The small Israeli jazz scene does not provide many releases, and many of the Israeli musicians explore their work outside Israel or through foreign labels. These three recent releases from three very different musicians in their approaches and their aesthetics shed some light on this scene.
Birdwatching is pianist Anat Fort's third album for the acclaimed ECM label (she is the only Israeli musician so far who has established such a long-standing relationship with the German label) and features her regular trio - double bass player Gary Wang and drummer Roland Schneider, augmented by Italian clarinet player Gianluigi Trovesi. Fort revisits here the same territory of her debut album for ECM, A Long Story (2007), on which she hosted clarinet player Perry Robinson.
Fort and Gianluigi performed together in the Italian Novara Jazz Festival and later in Tel Aviv before heading to Lugano, Switzerland, where they recorded Birdwatching on November 2013. The collaborative pieces with Trovesi are the most interesting ones. These pieces sound as an immediate, open-ended sketches of larger ideas, a kind of sonic haikus that offer an insight into a much bigger phenomenon in nature, as the haikus do. Trovesi fits perfectly into such contemplative-improvised approach. His phrasing enriches the jazzy sound of the trio with a singing, full-of-wonder and dramatic voice, beautifully demonstrated on the pieces “Not The Perfect Storm”, “Jumpin’ In” and the two parts of “Song Of The Phoenix”, all accumulate to pieces of a long story. Fort other compositions for her trio follow too closely Keith Jarrett mid-seventies song-like themes for his Scandinavian Quartet.
Ziv Taubenfeld / Shay Hazan / Nir Sabag - Bones (Leo Records, 2016) ****
Bass clarinet player Ziv Taubenfeld, double bass player Shay Hazan and drummer Nir Sabag grew up together in a small town in the northern part of Israel, Karmiel, where “dreams and imagination are food for many nights.” Taubenfeld relocated to Amsterdam, studied with Michael Moore, and performed with him. Sabag relocated to Berlin, but still plays with the Israeli Hanut Trio, and performed before with Polish reeds player Mikołaj Trzaska and experimental composer Hans Tammen. Hazan, the only one who still lives in Israel, plays in saxophonist Albert Beger's new 4tet.

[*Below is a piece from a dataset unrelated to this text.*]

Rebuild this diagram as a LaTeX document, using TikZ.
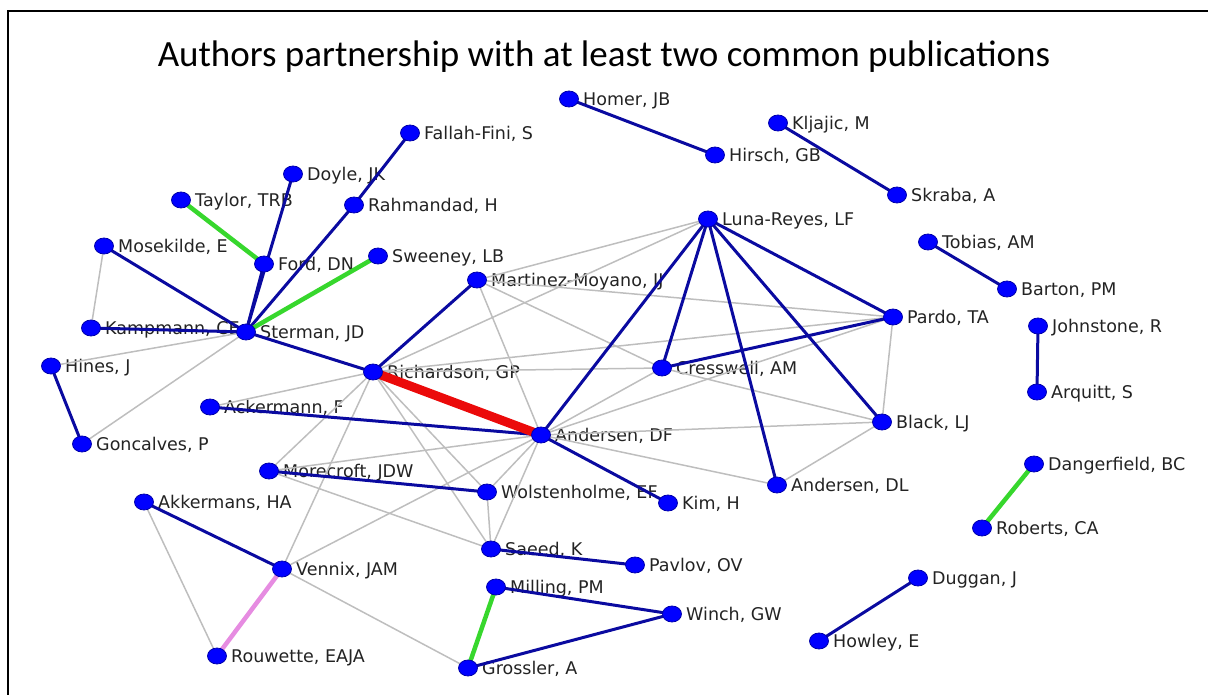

The long-standing friendship and personal affinity may explain the organic, flowing of the interplay of this trio, officially founded only in 2013, and only now releasing its debut album. The trio doesn’t need much more than a short motive, usually suggested by Taubenfeld, the composer of all the pieces, and then all three abstract it, expand it with colorful, multi-layered textures with a distinct sonic atmosphere. Taubenfeld, Hazan and Sabag play with fresh urgency and joyful playfulness balanced with great sensitivity and focus.
Taubenfeld's ideas draw from excellent masters. The contemplative “Under the Ab Tree” nods to reeds master Ab Baars and the manner that Baars applies his extended breathing techniques to the Japanese shakuhachi flute. His short solo on “Milonga” highlights his masterful technique, continuing in his own way the innovative work of Eric Dolphy, David Murray and Moore, his teacher. The pieces end up as parts in a big puzzle that reflects on different moods - the emotional “Kiwi Flower”, the mysterious, ritualistic “Gold Wood”, the intense and stormy “Egge”, but concludes with the moving and peaceful “Citrus Village”.
Beautiful and promising.
Albert Beger Quartet - Freedom Is An Option (Jazzis, 2016) ***
Israeli sax hero Albert Beger changes the personnel of his groups quite often and his 12th solo album offers a new quartet, featuring musicians that are a generation younger than him. These young musicians are eager to play with Beger, enjoy the freedom and the space that he offers them, but it is also obvious that they do not challenge him or push him outside of his comfort zone.
Berger is still a charismatic leader with a commanding sound but Freedom Is An Option splits between pieces interesting ideas that need further further development and well-crafted compositions. A few of the compositions are based on fragmented ideas that do not accumulate to a coherent piece. The title piece is an example of such an approach. It begins with a lyrical motive, introduced beautifully by double bass player Hazan and Beger but totally lose its course and momentum when pianist Milton Michaeli takes the lead.
The most beautiful piece, “Rest Now,” one of the best of Beger oeuvre, dedicated to his late mother, suggests the opposite side. Beger takes the lead from beginning to end, expressing his most touching playing, answered with minimalist, humble interplay of the quartet, that only stresses the profound emotional impact of Beger sound. Hazan, who wisely playing dark tones with the bow, deepens the moving effect. Again, when Beger leads the quartet on “Things We See, We Don’t Know” he engages all in his fast-shifting rhythmic ideas and in a tight collaborative interplay, and again, Hazan stands out as the only one who expands these ideas.